In later years, Uesugi founded the Keirin Gakumei ("Society for the Study of Statesmanship") with National Socialist Takabatake Motoyuki, and after Uesugi and Takabatake had a falling out, focused his activities around another right-wing ultranationalist society he founded called the "Seven Lives Society" (after the famous last words of 14th century samurai Kusunoki Masashige).
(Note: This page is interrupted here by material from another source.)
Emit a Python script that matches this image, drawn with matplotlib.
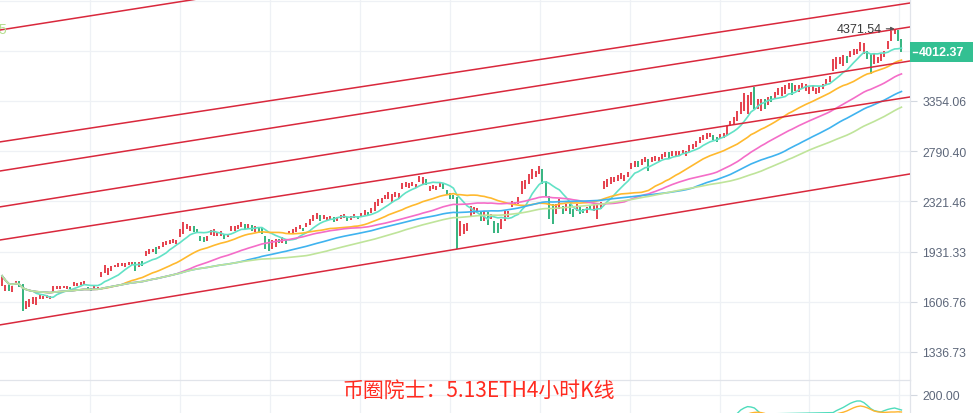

These two societies became breeding grounds for a new wave of right-wing activism in the early 1930s including numerous assassinations and attempted assassinations, and inspired future groups such as the League of Blood, many of whose members had started out as members of Uesugi's societies.

In his role as a professor of law at the elite Tokyo Imperial University, Uesugi also trained and mentored many notable right-wing politicians and political activists who were students of his, including future prime ministers Nobusuke Kishi, Eisaku Satō, and Takeo Fukuda, and political philosopher Masahiro Yasuoka. Uesugi was so impressed by Kishi that he sought to make Kishi his successor as a professor in the University of Tokyo Faculty of Law, but Kishi declined. He similarly tried to persuade Fukuda to stay on a few years later, but Fukuda also declined. Uesugi also maintained a close mentoring relationship with Bin Akao, one of the most virulent right-wing ultranationalists of the prewar period, and served as honorary president of Akao's Kenkokukai ("National Foundation Association").

Uesugi died of complications from pleurisy on April 7, 1929.